Stamp of ApprovalThe Initiative will leverage Science Exchange’s network of outside labs and contract research organizations to do what its name says: try to reproduce published scientific studies. They have 50 studies lined up for their first batch. The authors of these studies have opted in for the additional scrutiny, so there is a good chance much of their research will turn out to be solid.

Whatever the outcome, though, the Initiative wants to use this first test batch to show the scientific community and funders that this kind of exercise is value-adding despite the costs, which are estimated to be $20,000 per study (about 10% of the original research price tag, depending on the study).

Gunn likens the process to a tax audit: not all studies can or should be tested for reproducibility, but the likely offenders may be among those that have high “impact factors,” much like high-income earners with many deductions warrant suspicion.

A stumbling block may be the researchers themselves, who like many successful people have egos to protect; no one wants to be branded “irreproducible.” The Initiative stresses that the replication effort is about setting a standard for what counts as a good method, and finding predictors of research quality that supersede journal, institution or individual.

The plumbers and librarians of big data

While the Reproducibility Initiative is trying to accelerate science’s natural self-correction process, another nascent group is working on improving the plumbing that serves data. The Research Data Alliance (RDA), which is partially funded by the National Science Foundation, is barely a few months old, but it is already uniting global researchers who are passionate about improving infrastructure for data-driven innovation. “The superwoman of supercomputing” Francine Berman, a professor at Rensselaer Polytechnic Institute, heads up the U.S. division of RDA.

The RDA is structured like the World Wide Web Consortium, with working groups that produce code, policies for data interoperability, and data infrastructure solutions.

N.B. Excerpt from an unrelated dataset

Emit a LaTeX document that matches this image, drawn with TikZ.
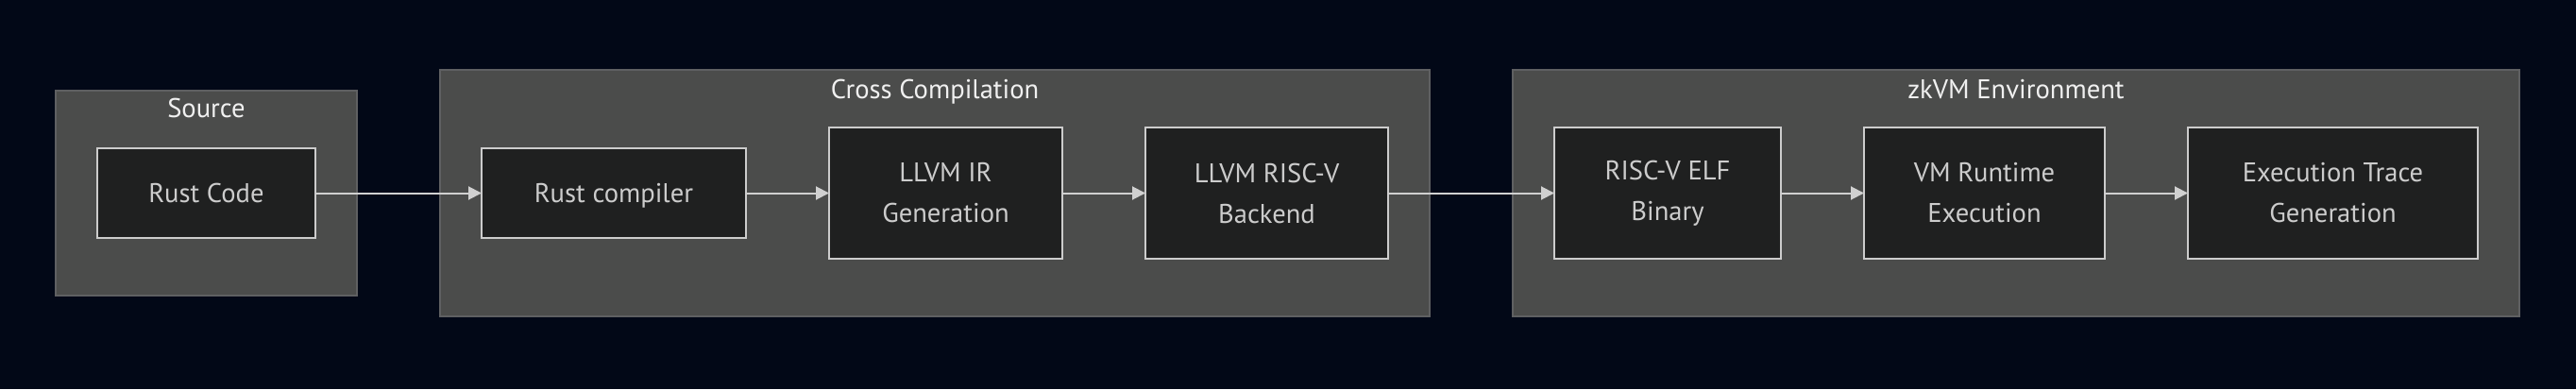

As of yet there is no working group for data integrity, but it is within RDA’s scope, says Berman. While the effort is still in its infancy, the broad goals would be to come up with a way to make sure that the data contained in a study is more accessible to more people, and also that it doesn’t simply disappear at a certain point because of, say, storage issues.  She says with data it’s like we’re back in the  Industrial Revolution, when we had to create a new social contract to guide how we do research and commerce.

The men who stare at data

visualization-examplesYou can build places for data to live and spot-check it once it’s published, but there are also things researchers can do earlier, while they’re “interrogating” the data. After all, says Berman, you’re careful around strangers in real life, so why jump into bed with your data before you’re familiar with it?

Visualization is one of the most effective ways of inspecting the quality of your data, and getting different views of its potential. Automated processing is fast, but it can also produce spurious results if you don’t sanity-check your data first with visual and statistical techniques.

Stanford University computer scientist Jeff Heer, who also co-founded the data munging startup Trifacta, says visualization can help spot errors or extreme values. It can also test the user’s domain expertise (do you know what you’re doing and can you tell what a complete or faulty data set looks like?) and prior hypotheses about the data. “Skilled people are at the heart of the process of making sense of data,” says Heer. Someone with domain expertise who brings their memories and skills to the data can spot new insights, and in this way combat the determinism of blindly collected and reported data sets. Context, in the form of metadata, is rich and omni-present, Heer argues, as long as we’ve collected the right data the right way. Context can aid in interpretation and combat the determinism of blindly collected and reported data sets.

The three-pronged approach — better auditing, preservation and visualization — will help steer science away from the iceberg of unreliable data.